You can see that the first process is executed once, and the second twice. Finally the result string is printed.
It’s worth noting that the process convertToUpper
is executed in parallel, so there’s no guarantee that the instance processing the first split (the chunk Hello
) will be executed before the one processing the second split (the chunk world!
). Thus, you may very likely see the final result printed in a different order:
WORLD!
HELLO
Tip
The hexadecimal string, e.g. 22/7548fa
, is the unique hash of a task, and the prefix of the directory where the task is executed. You can inspect a task’s files by changing to the directory $PWD/work
and using this string to find the specific task directory.
Modify and resume
Nextflow keeps track of all the processes executed in your pipeline. If you modify some parts of your script, only the processes that are actually changed will be re-executed. The execution of the processes that are not changed will be skipped and the cached result used instead. This helps a lot when testing or modifying part of your pipeline without having to re-execute it from scratch.

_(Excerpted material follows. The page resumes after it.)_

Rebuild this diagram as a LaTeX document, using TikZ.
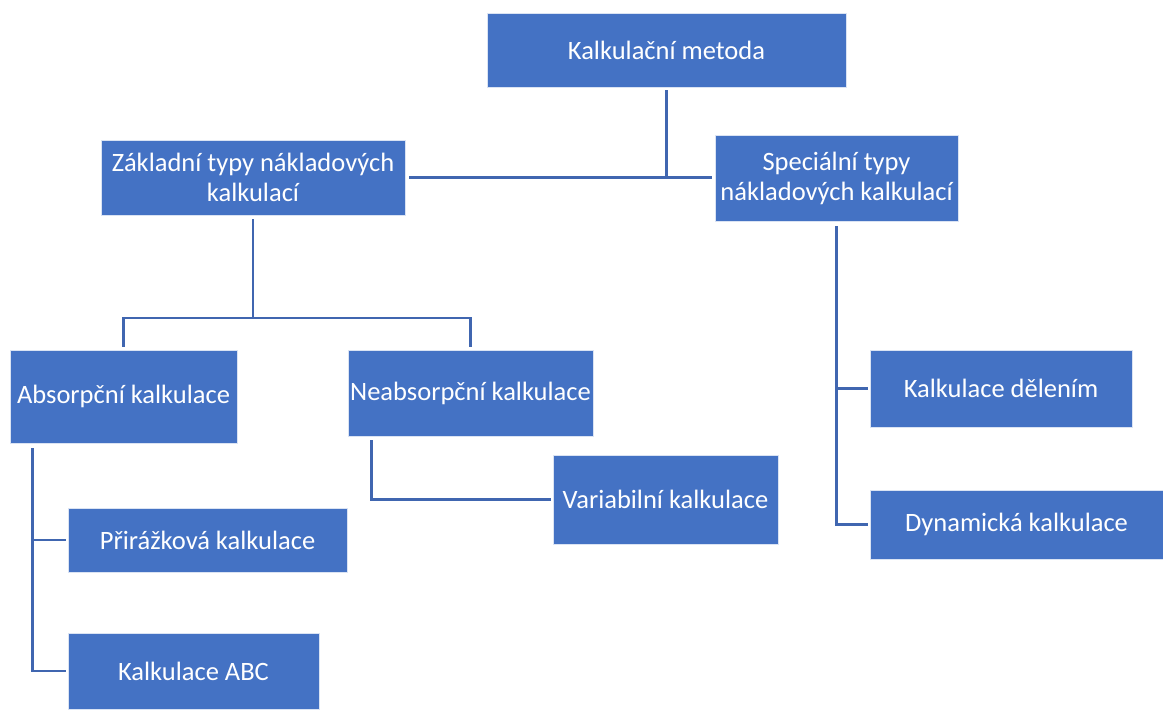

For the sake of this tutorial, modify the convertToUpper
process in the previous example, replacing the process script with the string rev $x
, like so:
process convertToUpper {
input:
path x
output:
stdout
"""
rev $x
"""
}
Then save the file with the same name, and execute it by adding the -resume
option to the command line:
nextflow run tutorial.nf -resume
It will print output similar to this:
N E X T F L O W ~ version 23.10.0
executor > local (2)
[69/c8ea4a] process > splitLetters [100%] 1 of 1, cached: 1 ✔
[d0/e94f07] process > convertToUpper [100%] 2 of 2 ✔
olleH
!dlrow
You will see that the execution of the process splitLetters
is actually skipped (the process ID is the same), and its results are retrieved from the cache. The second process is executed as expected, printing the reversed strings.
Tip
The pipeline results are cached by default in the directory $PWD/work
. Depending on your script, this folder can take up a lot of disk space. It’s a good idea to clean this folder periodically, as long as you know you won’t need to resume any pipeline runs.
For more information, see the Caching and resuming page.
Pipeline parameters
Pipeline parameters are simply declared by prepending to a variable name the prefix params
, separated by dot character. Their value can be specified on the command line by prefixing the parameter name with a double dash character, i.e. --paramName
For the sake of this tutorial, you can try to execute the previous example specifying a different input string parameter, as shown below:
nextflow run tutorial.nf --str 'Bonjour le monde'
The string specified on the command line will override the default value of the parameter. The output will look like this:
N E X T F L O W ~ version 23.10.0
executor > local (4)
[8b/16e7d7] process > splitLetters [100%] 1 of 1 ✔
[eb/729772] process > convertToUpper [100%] 3 of 3 ✔
m el r
edno
uojnoB
Changed in version 20.11.0-edge: Any .
(dot) character in a parameter name is interpreted as the delimiter of a nested scope. For example, --foo.bar Hello
will be interpreted as params.foo.bar
. If you want to have a parameter name that contains a .
(dot) character, escape it using the back-slash character, e.g. --foo\.bar Hello
.